AM: When we take the example of French cinema, I would love to count the number of Blacks who have the same importance or enjoy the same recognition as a Jamie Foxx or a Morgan Freeman have here. You've seen the impact of the support expressed by Morgan Freeman on the Hillary Clinton campaign. [In France] we don’t have these kinds of actors. Perhaps French cinema is even more timid. The fight Americans are fighting in Hollywood… is more about equal opportunities than about color. Because I see how they respect Harry Belafonte or Will Smith, how they admire Denzel Washington, how highly Spike Lee is regarded as a director, to the point that even a white man, [Democratic presidential candidate Bernie] Sanders asks him for help to promote his campaign. In France, do we have players of this significance and weight? We don’t! In France, cinema featuring Blacks remains an epiphenomenon, issues are not necessarily raised or tackled. I mean, here [in the U.S.], even great white filmmakers are taking on black themes for their movies—
LSP: But still, there wasn’t a single black nominee this year at the Academy Awards for a major acting award.
AM: But there have been in the years before. If we begin to count the number of black people needed here, the number of white people needed there… It’s also this kind of American malfunction that I’d like to point a finger at. At some point, if we have nominees and all of them are black, one will start to wonder! I mean diversity – it’s not all about Blacks. Were there any Asians? America, it's not all about Blacks: there are also Latinos, and we don’t see enough of them in movies.
LSP: Let’s talk about the Black Lives Matter movement then. There is much anger being expressed out there right now…
AM: Yes, but I think I would avoid mixing both things up. The Black Lives Matter movement is a continuation of the legacy of the Civil Rights [movement]. It should not be confused with the Hollywood issue. Do not forget that – and it must be clear – that black protests in Hollywood are the protests of the black bourgeoisie. Meaning black people who’ve already gained some notoriety and are already playing in the big leagues.

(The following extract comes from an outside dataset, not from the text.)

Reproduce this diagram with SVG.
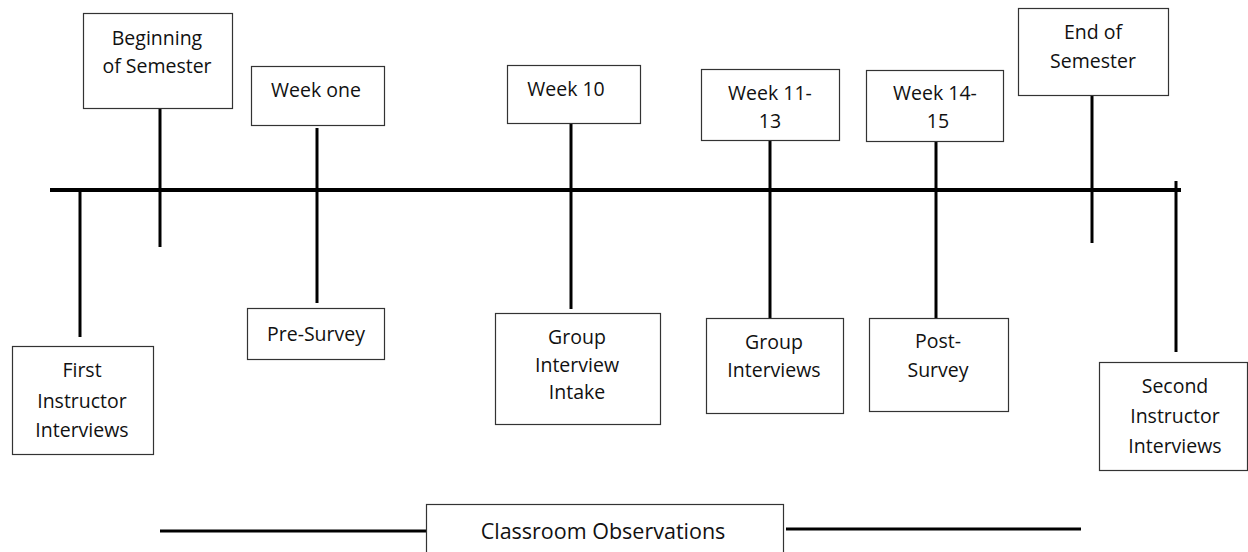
<svg xmlns="http://www.w3.org/2000/svg" width="1248" height="552" viewBox="0 0 1248 552">
  <style>
    .box { fill: #ffffff; stroke: #333333; stroke-width: 1.2; }
    .lbl { font-family: "Open Sans", "Noto Sans", sans-serif; font-size: 19.5px; fill: #111111; text-anchor: middle; }
    .big { font-size: 21.5px; }
    .bar { stroke: #000000; stroke-width: 3; fill: none; }
    .axis { stroke: #000000; stroke-width: 4; fill: none; }
  </style>
  <rect width="1248" height="552" fill="#ffffff"/>

  <!-- connectors: timeline axis, ticks and span bars -->
  <g id="connectors">
    <line class="axis" x1="50" y1="190" x2="1181" y2="190"/>
    <line class="bar" x1="1176" y1="181" x2="1176" y2="352"/>
    <line class="bar" x1="160" y1="108" x2="160" y2="247"/>
    <line class="bar" x1="317" y1="128" x2="317" y2="303"/>
    <line class="bar" x1="80" y1="190" x2="80" y2="337"/>
    <line class="bar" x1="571" y1="123" x2="571" y2="309"/>
    <line class="bar" x1="770" y1="140" x2="770" y2="318"/>
    <line class="bar" x1="936" y1="141" x2="936" y2="318"/>
    <line class="bar" x1="1092" y1="95" x2="1092" y2="243"/>
    <line class="bar" x1="160" y1="531" x2="426" y2="531"/>
    <line class="bar" x1="786" y1="529" x2="1081" y2="529"/>
  </g>

  <g id="beginning-of-semester">
    <rect class="box" x="83.5" y="13.5" width="149" height="95"/>
    <text class="lbl" x="157" y="45">Beginning</text>
    <text class="lbl" x="157" y="73">of Semester</text>
  </g>
  <g id="week-one">
    <rect class="box" x="251.5" y="66.5" width="133" height="59"/>
    <text class="lbl" x="316" y="97">Week one</text>
  </g>
  <g id="week-10">
    <rect class="box" x="507.5" y="65.5" width="133" height="58"/>
    <text class="lbl" x="566" y="96">Week 10</text>
  </g>
  <g id="week-11-13">
    <rect class="box" x="701.5" y="69.5" width="138" height="71"/>
    <text class="lbl" x="770" y="100">Week 11-</text>
    <text class="lbl" x="770" y="128">13</text>
  </g>
  <g id="week-14-15">
    <rect class="box" x="866.5" y="70.5" width="137" height="71"/>
    <text class="lbl" x="935" y="100">Week 14-</text>
    <text class="lbl" x="938" y="128">15</text>
  </g>
  <g id="end-of-semester">
    <rect class="box" x="1018.5" y="8.5" width="150" height="87"/>
    <text class="lbl" x="1093" y="39">End of</text>
    <text class="lbl" x="1093" y="68">Semester</text>
  </g>
  <g id="first-instructor-interviews">
    <rect class="box" x="12.5" y="346.5" width="141" height="108"/>
    <text class="lbl" x="82" y="377">First</text>
    <text class="lbl" x="82" y="408">Instructor</text>
    <text class="lbl" x="82" y="437">Interviews</text>
  </g>
  <g id="pre-survey">
    <rect class="box" x="247.5" y="308.5" width="137" height="51"/>
    <text class="lbl" x="316" y="341">Pre-Survey</text>
  </g>
  <g id="group-interview-intake">
    <rect class="box" x="495.5" y="313.5" width="165" height="111"/>
    <text class="lbl" x="577" y="344">Group</text>
    <text class="lbl" x="577" y="372">Interview</text>
    <text class="lbl" x="577" y="399">Intake</text>
  </g>
  <g id="group-interviews">
    <rect class="box" x="706.5" y="318.5" width="137" height="95"/>
    <text class="lbl" x="774" y="349">Group</text>
    <text class="lbl" x="774" y="377">Interviews</text>
  </g>
  <g id="post-survey">
    <rect class="box" x="869.5" y="318.5" width="139" height="93"/>
    <text class="lbl" x="938" y="348">Post-</text>
    <text class="lbl" x="938" y="377">Survey</text>
  </g>
  <g id="second-instructor-interviews">
    <rect class="box" x="1099.5" y="362.5" width="148" height="108"/>
    <text class="lbl" x="1175" y="393">Second</text>
    <text class="lbl" x="1175" y="423">Instructor</text>
    <text class="lbl" x="1175" y="453">Interviews</text>
  </g>
  <g id="classroom-observations">
    <rect class="box" x="426.5" y="504.5" width="357" height="60"/>
    <text class="lbl big" x="603" y="539">Classroom Observations</text>
  </g>
</svg>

But Black Lives Matter is about the everyday black American living in unemployment, in pain, who has no house, who lives in the streets, who lives in poor neighborhoods. Those people wouldn’t mind reaching a level where they could discuss their presence in Hollywood! But it’s not about these people. We can’t conflate these struggles.
LSP: Your book, The Lights of Pointe-Noire, just came out in the U.S. Do you have any words for your American public?
AM: I say to the American public: come and discover my Africa, my Congo and also perhaps my little voice which tries to speak from a small country of four million: Congo. And it’s also perhaps with the help of literature that all lives will matter, that we’ll all be free.
*The Appeal of June 18 is generally considered to be the origin of the French Resistance movement during the Second World War.